Nicht nur Kriegsprodukte sollen unterwegs promotet werden: Auch der Reifenhersteller Pirelli sowie kleine Flugzeugbauer fahren mit. Weitere Firmen präsentieren Eisenbahntechnologie, aber auch italienische Möbel: Eine Handelsorganisation, die rund 2.800 Hersteller vertritt, ist ebenfalls Teilnehmer des zweifelhaften Trips. Wohl als einer der wichtigsten Passagiere ist auch der Energieriese ENI Teil des Joint Ventures: Die Firma beutet unter anderem Ölfelder in Libyen aus, wo die Produktion derzeit wegen Unruhen weiter gedrosselt wird.

Die italienische Regierung will auf dem Weg für die 2015 in Mailand abgehaltene Weltausstellung Expo werben. Um der Reise den Ruch des Militärischen zu nehmen, werden 60 Freiwillige der Hilfsorganisation Rotes Kreuz auf dem Schlachtschiff mitfahren. Sie sollen mit lokalen Organisationen der angelaufenen Häfen zusammenarbeiten.

Die Regierung wird alle anfallenden Gehälter der Soldaten in Höhe von rund 7 Millionen Euro übernehmen. Der Löwenanteil der Reisekosten, darunter 10 Millionen Euro für Sprit sowie drei Millionen Euro für weitere Ausgaben trägt die Industrie. Die ungewöhnliche zivil-militärische Partnerschaft entlastet dadurch den Militärhaushalt, denn die italienische Marine wird die Tour für Ausbildungsmaßnahmen ihrer Matrosen nutzen. Im Flottenverband fahren ein Patrouillenschiff, eine Fregatte und ein Versorgungsschiff mit. Unterwegs werden gemeinsame Partnerschaften besiegelt, etwa mit der befreundeten Armee in Mosambik.

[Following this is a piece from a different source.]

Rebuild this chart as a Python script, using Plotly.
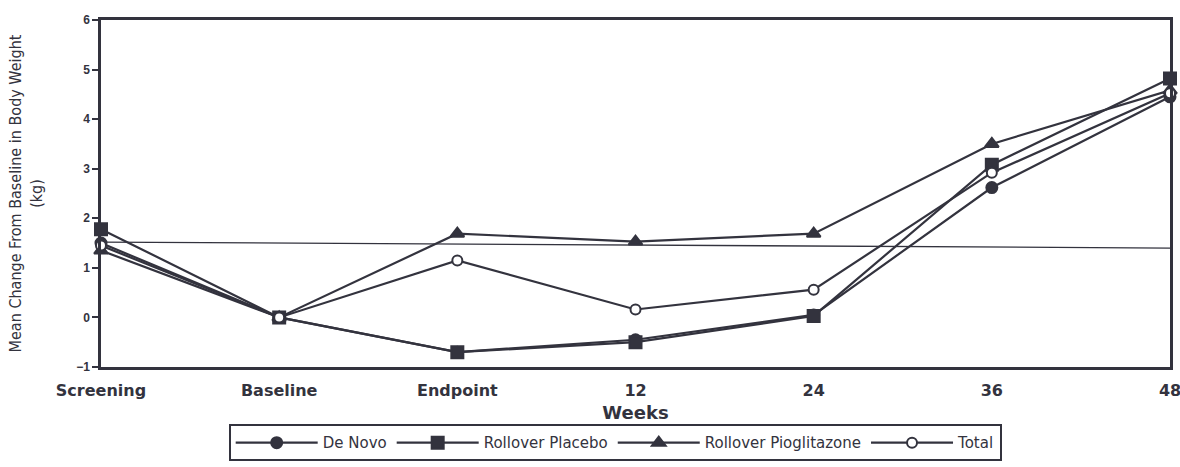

Jungfernfahrt für die Europäische Gendarmerietruppe

Eine besondere Rolle kommt aber der Vermarktung italienischer Schiffstechnologie zu: Im Arabischen Golf, in Marokko, Südafrika, Mosambik und Angola will die Regierung Verträge zum Kauf von Schlachtschiffen einfädeln.

Der Flugzeugträger Cavour wurde 2006 fertiggestellt und 2010 erstmals in einen Einsatz geschickt. Schon auf dieser Fahrt war das Schiff in zivil-militärischer Mission unterwegs: Zunächst wurden Soldaten nach Haiti verschifft, um dort nach dem verheerenden Erdbeben die innere Sicherheit aufrecht zu erhalten (Italienische Gebirgsjäger nach Haiti). Der Einsatz wurde von der Europäischen Gendarmerietruppe EUROGENDFOR verantwortet, die ihr Hauptquartier im italienischen Vicenza unterhält.

Im Anschluss fuhr die Carvour nach Brasilien, um dort im Auftrag der Regierung für den Kauf italienischer Kriegsschiffe zu werben. Nach Angaben des Informationsportals Defense News wurde der damalige Trip von den staatlich kontrollierten Firmen Finmeccanica und Fincantieri finanziert.